Nomad bikers, Den Laurey and Lance Kaner, have just been liberated from custody while being transported to federal prison, U.S. marshals' lie dead on an LA freeway and the manhunt for the two brutal killers is on.
The U.S. Marshal's Service has one man that can do the job, Tim Rackley, whose special investigative style and willingness to use all means at his disposal, are called in by the Marshal's Service with the complicity of the Mayor of Los Angeles. His mission: get Laury and Kaner into custody--or kill them. Either is okay. Do it and do it now.
The hunt for the two biker nomads, members of a deadly group known as the Laughing Sinners, takes you through the seedy underbelly of the outlaw biker world.

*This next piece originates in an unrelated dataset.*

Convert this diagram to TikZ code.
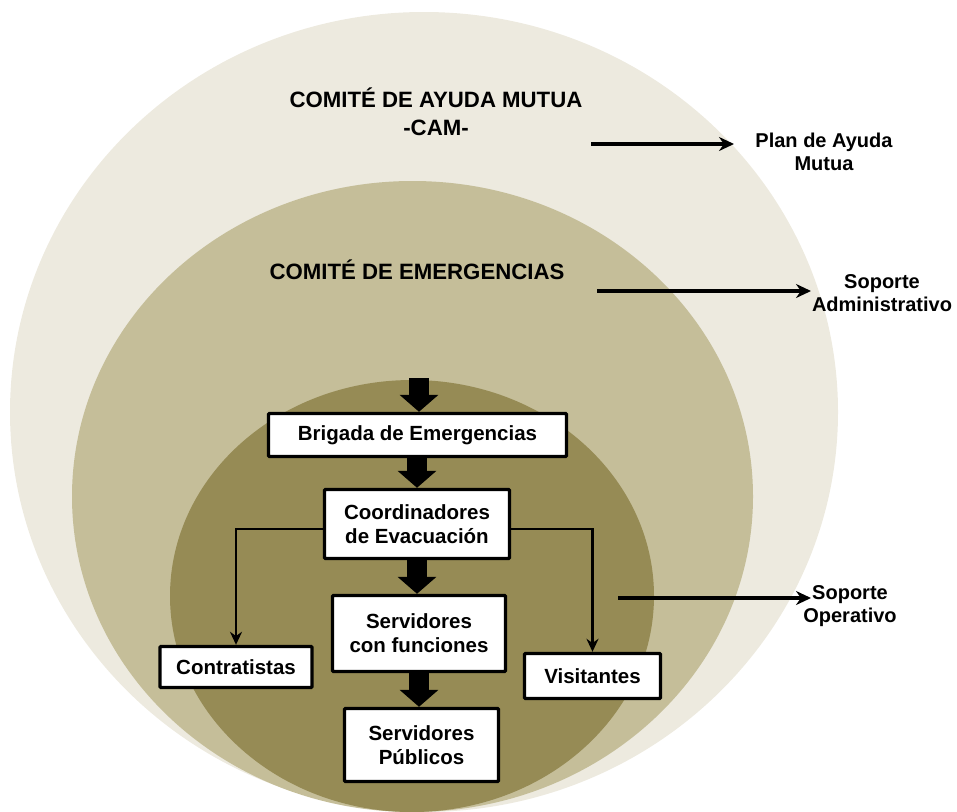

Harleys roar, dust and bullets fly as Rackley and his team, peel away the defenses of the Sinners and take the club's most notorious members down one at a time.
Dray Rackley, Tim's wife, and LA County Sheriff's deputy, is enmeshed into the hunt when she performs what she thinks is a routine stop of a biker along a desolate highway. Wrong. She's stopped Laurey, and is soon surrounded by Kaner and three other Sinner nomads; the resulting assault puts Dray in the hospital where her life hangs in the balance.
As the investigation widens, and the stakes get higher, Rackley and the team uncover the real motivation for Laurey's liberation. The Sinners have made a pact with a group of Afghan extremists to smuggle millions in high-potency heroin to finance their future operations and nefarious activities sure to be trouble in America's future.
As with any good crime thriller there is a well-played inter-service rivalry between the Marshal's Service and the FBI. The FBI, as is typical, takes the brunt of the abuse in the initial chapters, but finally sees the errors of working the big picture instead of working the finer elements of the investigation.
Troubleshooter is a great thriller. Plenty of guns, raids, dogs and drugs. You won't be disappointed.